Moon on a Rainbow Shawl

Errol John
Eclipse Theatre at Nottingham Playhouse
(2003)

Three years ago a group of black practitioners and administrators met to discuss ways of developing the profile of national and regional black theatre. They recognised that there were very few companies producing black work for middle-scale touring venues outside London.

Out of those talks came a proposal for a touring company that would perform in three regional theatres - Nottingham Playhouse, Bristol Old Vic and the New Wolsey, Ipswich - before taking plays around the country.

Twelve months later Eclipse Theatre was born. Its first production is Errol John's classic Moon on a Rainbow Shawl, which won the Observer new play competition in 1957.

Set on a tropical island in the Caribbean in the late 1940s, Moon shows us how people deal with relationship problems, struggles against poverty and a willingness to better themselves, themes which are the same no matter what colour you are.

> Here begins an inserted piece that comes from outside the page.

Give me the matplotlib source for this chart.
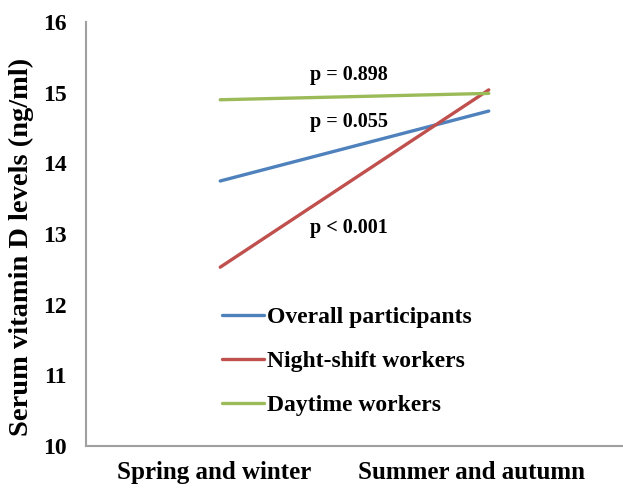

Ellen Cairns' marvellously effective set immediately transports you to a yard in a shanty town, the houses with their corrugated roofs looking as though a gust of wind would blow them over. But there's not even a hint of a breeze as the inhabitants swelter under the huge, yellow, Caribbean moon.

Errol John's script seems ever so slightly out of date 40-odd years on - the young men long to escape the poverty trap and move to Liverpool of all places - but otherwise it is crisp, poignant and witty. The audience on press night found it unusually funny, so much so that on a couple of occasions tense scenes were ruined by laughter from the stalls.

Paulette Randall's production sparkles, with several outstanding performances. Holding the whole thing together is Dystin Johnson as Sophia, the cuddly, jovial, ever-loving mother who retains her optimism despite all the hardships she has to suffer.

Victor Romero Evans is a downtrodden Ephraim, the trolley bus driver who shows anger and jealousy as he refuses to accept his lot. "We're all after the Yankee dollar," he wails before storming out with a heartfelt: "No one can trap me in this blasted place!"

Ram John Holder, better known as Porkpie in the TV series Desmond's, is comfortable as the lecherous Old Mack while 17-year-old Davinia Anderson in her professional theatrical debut is totally credible as the schoolgirl who longs to disobey her parents and do her own thing.

Moon on a Rainbow Shawl was the first play to be written in Creole instead of standard, white English. Words were lost occasionally but overall it is a slick, enjoyable production which should help Eclipse Theatre enormously in its aims of raising the profile of black theatre and encouraging youngsters, especially young black people, to see their productions.

Moon on a Rainbow Shawl runs until 22nd February before touring.